Rainer Crone stated that "Kubrick's photography created not only visual archives of the time but also social critiques that expressed his intuitive mind and subversive sense of humor. Each of his amazingly thought-out pictures is a conscious challenge to the viewer's own perception, pushing the potentials of representation and the photographic medium. Kubrick developed this singular quality in his photographs and applied it through all his films-each of which can be read as a sequence of perfectly composed still photographs."

==Reception==
Frederic Raphael, writing for The Guardian praised the book and related it to Kubrick's future work as a filmmaker: "The photographs show an appetite for the dark side: the derelict (bums and commuting no-hopers), the deprived (often black), the doomed (gamblers and wannabe showgirls) and the primitive." He also states that "Kubrick's stills career ended when he broke into feature movies (...), but there is aesthetic continuity between his organisation of both still and moving images. It's made very clear in the long scene, in his masterpiece Barry Lyndon, where the two highwaymen lounge outside an inn while they quiz and are quizzed by the mounted Barry (Ryan O'Neal)."
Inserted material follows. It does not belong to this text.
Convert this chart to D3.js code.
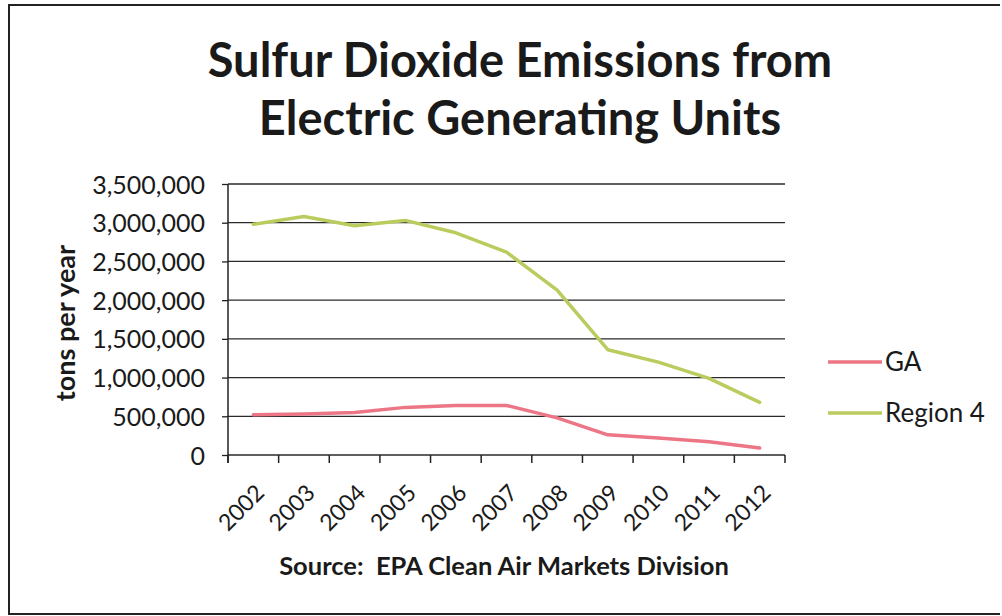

Film critic Richard Schickel wrote a mixed review on the book: "These pictures have a certain formal interest, but they really don’t say anything useful about postwar America, since we were essentially creating lies about it. And by presenting these photos without their original text blocks or captions, which at least imparted a little narrative coherence, Crone forces them to be judged as abstract - and, alas, routine - compositions, unworthy of their pompous presentation in this handsome volume. Still, he does trigger some interesting reflections on the unsolved mystery of Stanley Kubrick, that self-made enigma. And that’s always a worthwhile occupation."